→ **Task objective**
The listing below holds pictures; exclude them. Return exactly the lines from the one with "Convert this chart to matplotlib code." through the one with "ax = fig.add_axes([117".

→ **Task inputs**
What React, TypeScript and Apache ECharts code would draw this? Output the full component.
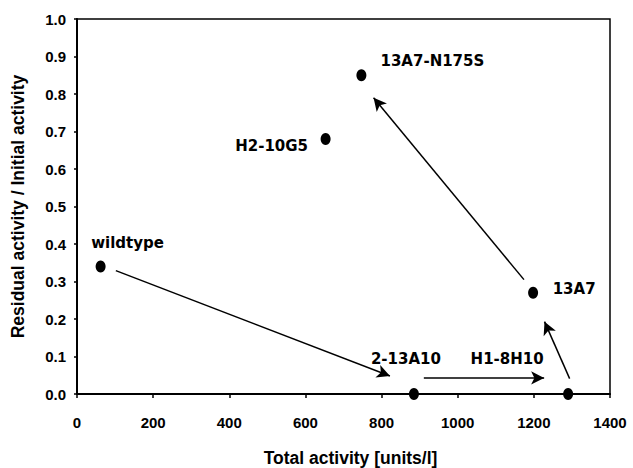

* * *

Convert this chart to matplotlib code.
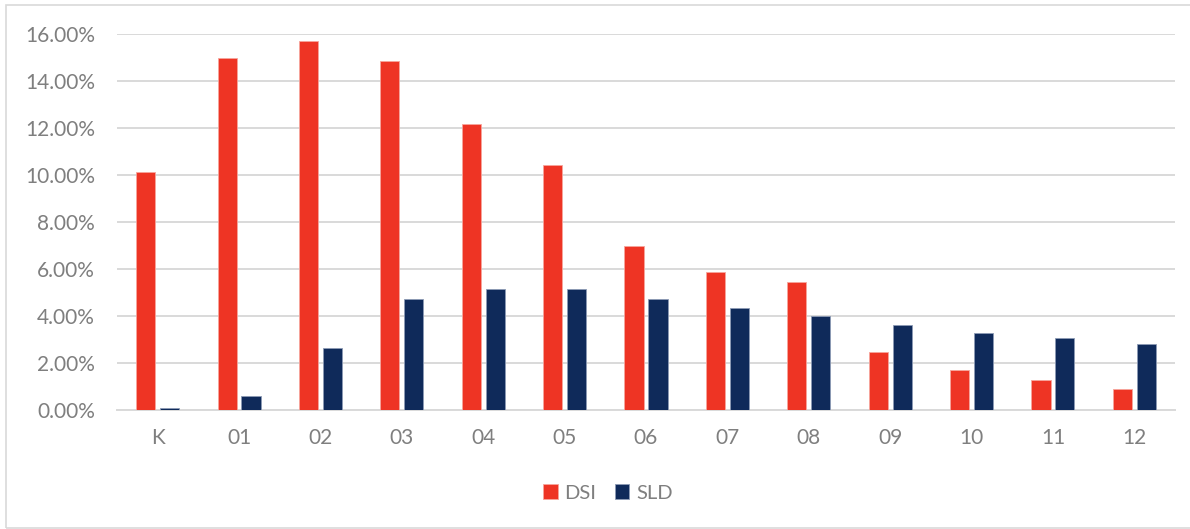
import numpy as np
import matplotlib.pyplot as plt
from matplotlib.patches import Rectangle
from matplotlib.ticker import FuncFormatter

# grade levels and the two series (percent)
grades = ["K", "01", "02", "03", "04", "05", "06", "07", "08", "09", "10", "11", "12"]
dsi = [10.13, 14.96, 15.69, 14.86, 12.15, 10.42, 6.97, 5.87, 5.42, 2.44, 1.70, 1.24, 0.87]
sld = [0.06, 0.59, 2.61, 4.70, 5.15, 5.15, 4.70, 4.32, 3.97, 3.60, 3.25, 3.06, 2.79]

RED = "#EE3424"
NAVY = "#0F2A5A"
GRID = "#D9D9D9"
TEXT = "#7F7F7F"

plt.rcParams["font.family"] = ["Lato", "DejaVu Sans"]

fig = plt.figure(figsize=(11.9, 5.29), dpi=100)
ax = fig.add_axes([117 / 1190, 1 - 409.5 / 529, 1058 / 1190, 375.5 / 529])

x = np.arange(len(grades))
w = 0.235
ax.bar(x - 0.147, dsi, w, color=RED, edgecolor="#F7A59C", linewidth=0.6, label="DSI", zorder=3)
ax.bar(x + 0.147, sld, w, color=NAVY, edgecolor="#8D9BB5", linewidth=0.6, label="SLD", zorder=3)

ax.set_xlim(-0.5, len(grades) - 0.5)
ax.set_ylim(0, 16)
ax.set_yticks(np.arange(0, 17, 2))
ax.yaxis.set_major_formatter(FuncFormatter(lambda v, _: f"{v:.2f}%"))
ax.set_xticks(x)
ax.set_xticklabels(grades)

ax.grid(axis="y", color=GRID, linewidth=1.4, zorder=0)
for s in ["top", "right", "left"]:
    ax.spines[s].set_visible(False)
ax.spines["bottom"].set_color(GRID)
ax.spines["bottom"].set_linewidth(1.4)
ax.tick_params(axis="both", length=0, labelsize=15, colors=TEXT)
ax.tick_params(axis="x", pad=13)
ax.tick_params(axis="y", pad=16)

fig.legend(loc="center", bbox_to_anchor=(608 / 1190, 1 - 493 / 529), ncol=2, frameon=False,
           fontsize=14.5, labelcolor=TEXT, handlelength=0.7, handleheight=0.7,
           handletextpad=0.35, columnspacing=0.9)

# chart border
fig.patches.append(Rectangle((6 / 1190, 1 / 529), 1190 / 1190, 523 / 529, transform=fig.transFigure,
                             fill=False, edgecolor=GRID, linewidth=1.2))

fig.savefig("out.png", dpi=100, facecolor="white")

→ **Exercise result**
Convert this chart to matplotlib code.
import numpy as np
import matplotlib.pyplot as plt
from matplotlib.patches import Rectangle
from matplotlib.ticker import FuncFormatter

# grade levels and the two series (percent)
grades = ["K", "01", "02", "03", "04", "05", "06", "07", "08", "09", "10", "11", "12"]
dsi = [10.13, 14.96, 15.69, 14.86, 12.15, 10.42, 6.97, 5.87, 5.42, 2.44, 1.70, 1.24, 0.87]
sld = [0.06, 0.59, 2.61, 4.70, 5.15, 5.15, 4.70, 4.32, 3.97, 3.60, 3.25, 3.06, 2.79]

RED = "#EE3424"
NAVY = "#0F2A5A"
GRID = "#D9D9D9"
TEXT = "#7F7F7F"

plt.rcParams["font.family"] = ["Lato", "DejaVu Sans"]

fig = plt.figure(figsize=(11.9, 5.29), dpi=100)
ax = fig.add_axes([117 / 1190, 1 - 409.5 / 529, 1058 / 1190, 375.5 / 529])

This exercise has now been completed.